Bastien Slovinski et Romain Dumond ont lancé en avril 2012 la Käserie à Berlin (Käse signifiant fromage dans la langue de Goethe). Dans cette échoppe intimiste, ils combinent vente de fromages et petite restauration, à emporter ou sur place, à prix modique - une planche de dégustation avec verre de vin coûte 10 €, un sandwich 3,50 €. "Nous étions conscients de vendre un produit haut de gamme dans une ville plutôt pauvre, note Bastien Slovinski. Mais nous pratiquons des prix très corrects, notamment pour le sur-place." Dans la vitrine se côtoie la crème de la crème, comté et roquefort en tête, mais aussi des produits plus rares dans la capitale allemande comme un époisses, un pouligny-saint-pierre ou un trois-cornes. La clientèle en manque de plaisirs lactés peut aussi déguster sur réservation tartiflettes, fondues et autres monts-d'or dans une salle de 25 places.

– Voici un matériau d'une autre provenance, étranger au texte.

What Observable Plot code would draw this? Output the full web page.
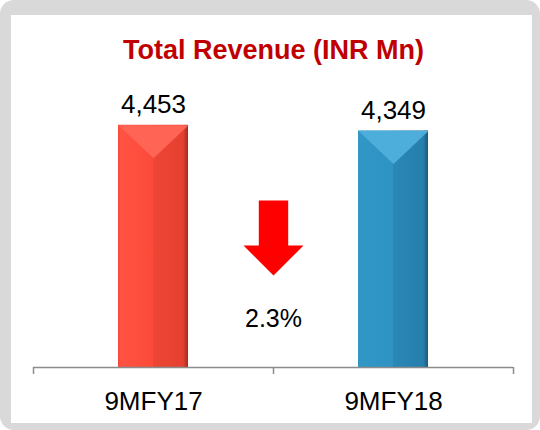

C'est dans un bureau que se sont rencontrés Bastien Slovinski et Romain Dumond, 27 et 30 ans. Ils mènent une vie confortable d'expatriés, le premier comme ingénieur, le second comme attaché commercial. Mais ils s'aperçoivent vite qu'outre une lassitude "des fichiers Excel et des visites en costard aux clients", les réunit une même "volonté d'être indépendant et de monter [leur] entreprise". Conscients de se positionner sur une "offre de niche", ces deux fondus de fromage constatent qu'il existe "un potentiel à la fois d'expatriés et d'Allemands à la recherche des produits de qualité". "Ce qui rendait excitant ce projet, c'était de le faire à Berlin, pour faire découvrir ce que nous faisons de mieux", ajoute Bastien Slovinski.
"Rien d'insurmontable"
Pari lancé en 2010. Tous deux abandonnent leur carrière et affinent leur projet. Romain Dumond prend un an pour suivre un certificat de qualification professionnelle fromager-crèmerie au centre de formation SEPR, à Lyon. Il travaille en alternance à Lou Canesteou, fromagerie de Vaison-la-Romaine (84) que dirige la MOF Josiane Deal. "Pour la vente, l'achat de matériel, et la gestion d'entreprise, nous avions déjà des compétences, poursuit Bastien Slovinski. Ce qui nous manquait, c'était l'aspect spécifiquement lié à la restauration. D'où le passage par la formation, pour être carré sur la connaissance des fromages, mais aussi la découpe, l'hygiène, l'emballage et le service." Pendant ce temps, Bastien Slovinski s'occupe des formalités et cherche un local. La modicité des loyers et du coût de la vie dans la capitale aide aussi. Pour une mise de départ de 72 000 € - dont 38 000 € pour l'équivalent allemand du pas-de-porte - ils atterrissent dans le quartier de Prenzlauer Berg. "La vie n'étant pas chère à Berlin, nous avons pu économiser et avoir un gros apport. Ce projet était beaucoup plus facile à réaliser financièrement ici qu'en France."
Si la maîtrise de la langue est indispensable, Bastien Slovinski juge l'environnement économique et administratif plutôt accueillant. "Il n'y a rien d'insurmontable. Il y a pas mal de paperasse, mais je pense que c'est la même chose en France." Depuis, le duo voit son aventure prospérer. "On ne s'est pas payé pendant quelques mois. Mais on a franchi un cap. On est loin d'avoir les mêmes salaires qu'avant, mais on peut vivre correctement. Un an et demi après avoir ouvert, on est super contents."